Well, Carl, I really feel like you do about trees: they are truly essential and not just for eating from them or filtering the water underground but also for temperature moderation. Their roots hold the soil close and reduce erosion, so they are truly necessary for life itself.
Have you ever gone under a tree in the heat of the day and thought: Wow, it feels so so good here!?
Folks have been noticing that temperatures this year are downright beastly. Planting annual crops just won't cut the mustard when we are thinking about cooling an area or saving water. Trees are truly essential for our life, as important as water, and they do go together, as areas without trees usually are pretty poor on water too. There is a "what came first, the chicken or the egg" here,
but the symbiosis runs both ways.
The island of Haiti used to have lush forests, but deforestation has brought them ruin and they are now a poor country that cannot sustain itself. Other shorter plants are dying, along with the wildlife. there is mass extinction.
https://whyy.org/articles/pa-researcher-helps-document-deforestation-mass-extinction-in-haiti/
Do we have trees because we have water, or do we have water because we have trees?

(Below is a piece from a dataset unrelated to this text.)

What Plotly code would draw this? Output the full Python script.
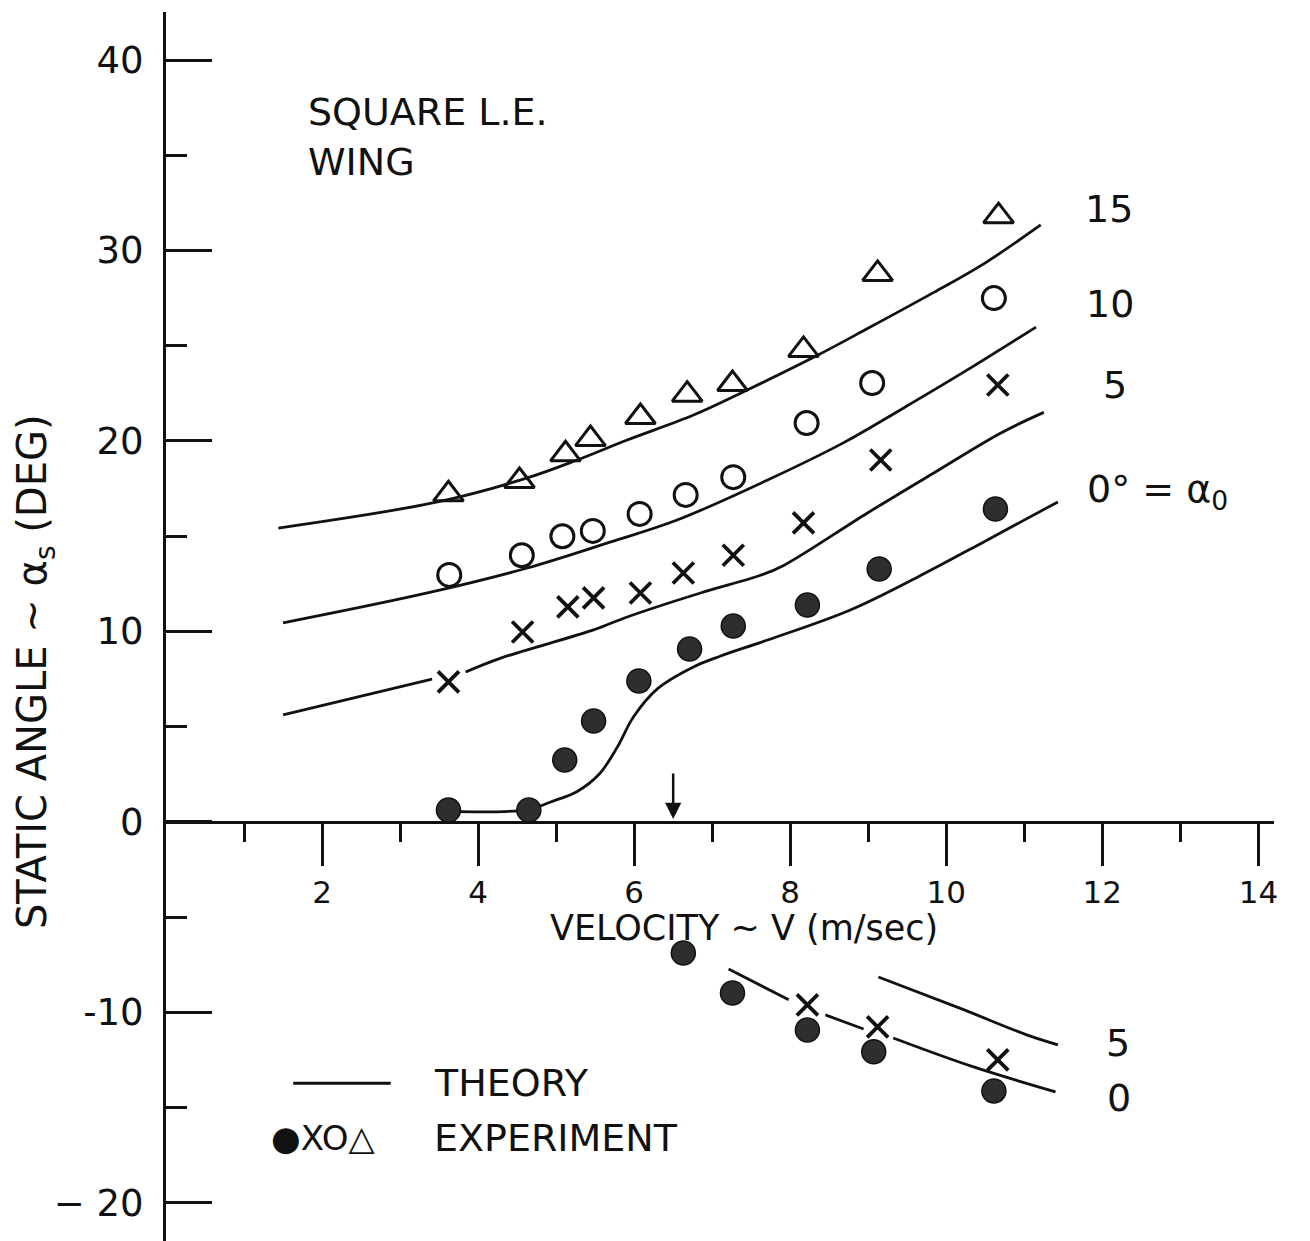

Someone in this thread mentioned the importance of planting your trees where you can tend to them first, with water being an important point. Yes, especially if you plant trees that are a couple of years old. The transfer shock is hard on them.
I love this site about trees in general, and I think you will too:
https://onetreeplanted.org/blogs/stories/inspirational-quotes-about-trees
So, yes, I'm planting trees: Apple trees, plum trees, pear trees, chestnuts mulberry trees. Yes, lots of fruit trees, but maples too. sugar maples especially. But there should not be the promise of fruit at the end of the road. I plant these because I collect pips, stones, nuts and just plain pop them in the ground. That's the easiest way to plant trees. Some will be good, some definitely less so, but they will all help to sustain life and bring water to us. Planting trees that are already several years old will bring you fruit/ shade etc. sooner, but they may also falter from the transplant shock and at my age, I'm not into investing $40 in a bigger tree that may not make it. I love Rainier cherries, but no one grows them here, yet I'm told they can thrive in zone 4, so I'll try.. So I'm tossing the stones in my woods. If they make it, fine. If not, it is fine too.
And I'm learning to make cuttings. If they make it, fine. If they don't I didn't have any money invested in them, so no big loss.
I bought some chestnuts around Christmas last year. I added damp moss and plopped them in a bag in the fridge. Around March, I took a peek and saw that quite a few had sprouted and I thought: It is too early to plant them [frozen ground here] and they grow a long taproot that doesn't like to be disturbed.
So I bought a length of cheap plastic sewer pipe [about 4-5" in diameter and cut it in 12" lengths, filled them with soil and sat the whole thing in a big plastic tote. All but 2 made it, so I had 15. In late April/ early May, they were ready to plant: The roots had reached the bottom of the tote and were just starting to curl! I used an electric auger, a little Ryobi. It takes less than a minute to make a suitable hole. The diameter was just a tad bigger than the sewer pipe and I went to work. They are all doing fine. I'm not sure how fast they grow, but it doesn't matter. It doesn't matter even if I never taste a nut from them. someone will...
Those sugar maple leaves I collect each year are another project. Pick them up and toss them over the ground right before the first snow. Nature will do the rest. Some will falter, but many will find fertile ground. I have no money invested in them. I may never boil their sap... but someone will. Someone will feel good in their shade. That is important.